Each of us is a part of numerous overlapping communities. We may rail against our inclusion and we may feel alienated within these groups, but our survival would be nearly impossible without some connection to others. I am using “community” in a broad sense, including neighborhoods, religious organizations, clubs, and various associations. Thanks to modern mobility, telephones, and the internet, we can stay close to our comrades far away. By engineering our lives, we can “manage” our involvement in each community. We can choose new groups and even develop our own custom-made ones that fit our individual needs.
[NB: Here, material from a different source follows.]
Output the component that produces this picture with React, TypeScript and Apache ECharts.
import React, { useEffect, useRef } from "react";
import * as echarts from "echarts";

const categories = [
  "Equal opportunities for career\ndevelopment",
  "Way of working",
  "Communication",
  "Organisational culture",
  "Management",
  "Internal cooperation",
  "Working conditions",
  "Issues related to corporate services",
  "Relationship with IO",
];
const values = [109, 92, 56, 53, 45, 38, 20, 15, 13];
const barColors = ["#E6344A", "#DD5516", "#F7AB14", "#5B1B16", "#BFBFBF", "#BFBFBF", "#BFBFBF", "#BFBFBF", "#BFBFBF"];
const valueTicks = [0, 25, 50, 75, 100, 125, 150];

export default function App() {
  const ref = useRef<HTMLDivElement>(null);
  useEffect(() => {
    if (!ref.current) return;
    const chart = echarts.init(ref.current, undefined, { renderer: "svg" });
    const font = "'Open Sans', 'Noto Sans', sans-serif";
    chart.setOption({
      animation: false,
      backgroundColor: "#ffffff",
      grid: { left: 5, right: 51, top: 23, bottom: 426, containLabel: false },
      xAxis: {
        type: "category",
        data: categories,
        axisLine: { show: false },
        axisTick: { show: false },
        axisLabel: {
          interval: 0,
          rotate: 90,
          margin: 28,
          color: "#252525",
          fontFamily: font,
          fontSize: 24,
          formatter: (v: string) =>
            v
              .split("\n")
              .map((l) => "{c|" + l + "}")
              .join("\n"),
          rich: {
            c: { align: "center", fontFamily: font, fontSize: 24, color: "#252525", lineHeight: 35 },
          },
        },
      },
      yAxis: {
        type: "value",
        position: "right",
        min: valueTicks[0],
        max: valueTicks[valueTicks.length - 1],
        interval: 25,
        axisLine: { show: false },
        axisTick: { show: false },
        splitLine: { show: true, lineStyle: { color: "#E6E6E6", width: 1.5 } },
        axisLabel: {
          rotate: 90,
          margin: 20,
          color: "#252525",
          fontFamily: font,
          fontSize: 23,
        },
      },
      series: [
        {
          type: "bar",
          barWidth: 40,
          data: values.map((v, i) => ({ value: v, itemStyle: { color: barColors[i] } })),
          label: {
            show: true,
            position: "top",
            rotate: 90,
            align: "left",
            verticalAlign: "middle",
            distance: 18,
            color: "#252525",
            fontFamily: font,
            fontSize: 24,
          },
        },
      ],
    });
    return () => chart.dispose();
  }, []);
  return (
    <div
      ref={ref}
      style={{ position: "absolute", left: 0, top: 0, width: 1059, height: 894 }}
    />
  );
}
A community can be an oasis, a place to nourish our spirits and find the strength we need to ride life’s ups and downs. It also offers us a place to discover our talents and a place to give to others. Being part of a group is not the same thing as developing friendships, but it does offer a pool of candidates. One might even find a life mate among such like-minded people.
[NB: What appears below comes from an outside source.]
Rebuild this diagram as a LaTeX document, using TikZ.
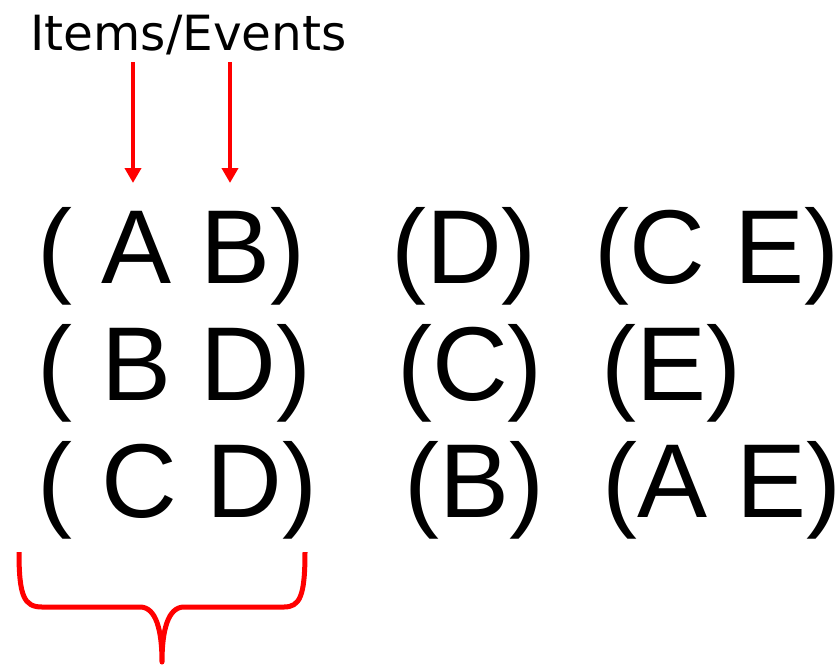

An early unhappy memory has me at my fifth birthday party feeling uncomfortable and alienated from the other children. I saw myself as unlovable. I was depressed and remained so into my late 30’s. I kept my group involvement to a minimum and kept a low profile when involvement was inevitable. Getting married and having children was an attempt to develop a nourishing community, but trying to get all needs met by a family puts too much pressure on that fragile institution. In an attempt to grow, I chose a professional group that shared my values and there I began to put down some roots. In addition to other rewards, I rediscovered my passion for dancing there. My next chosen community grew out of my decision to become a dancer. Over several years, I have developed a wonderful dance community and several good friends. Recently, I was reminded of the importance of this dance community when Christine and I threw a celebration for a couple in the group who had just adopted Ali, a delightful Russian baby.